A Few Reality Checks

  1. The Smell: I mentioned it before, but seriously, don't wear your favorite expensive silk shirt. The sulfur smell can linger in fabrics.
  2. The Heat: Even on a cloudy day, the park feels hot because of the steam and the dark ground absorbing the sun. Stay hydrated.
  3. The Rules: Stay on the tracks. This isn't a suggestion. The ground in geothermal areas can be "thin crust"—meaning it looks solid but is actually just a thin layer of silica over boiling mud. People have been severely burned by stepping off-trail in New Zealand's thermal zones.

Practical Next Steps for Your Visit

If you're planning to head to Wai-O-Tapu this week or month, here is the move. Buy your tickets online in advance. It saves you from standing in the long queue at the visitor center while the clock ticks closer to the geyser eruption time.

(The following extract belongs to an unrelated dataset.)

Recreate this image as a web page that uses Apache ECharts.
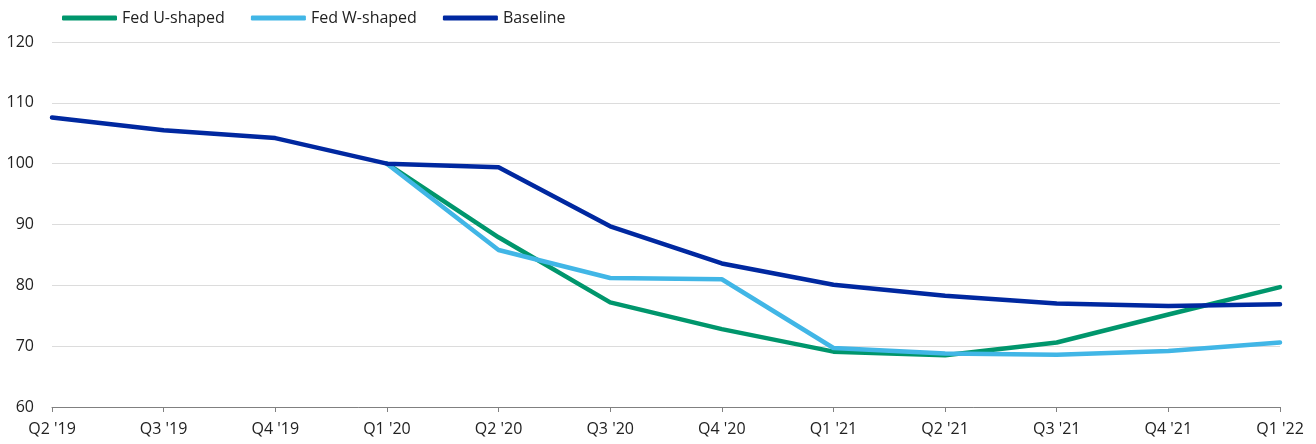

Pack a rain jacket even if the sky is blue; the weather in the Rotorua lakes district changes in about five minutes. If you have a sensitive nose, a small bottle of peppermint oil or a scented balm under your nose can help mask the sulfur.

After you finish the walk, drive five minutes down the road to Waikite Valley Thermal Pools. While Wai-O-Tapu is for looking, Waikite is for soaking. They use pure geothermal water from the Te Manaroa Spring, and it’s the perfect way to wash off the dust and scent of the park before heading back to your hotel.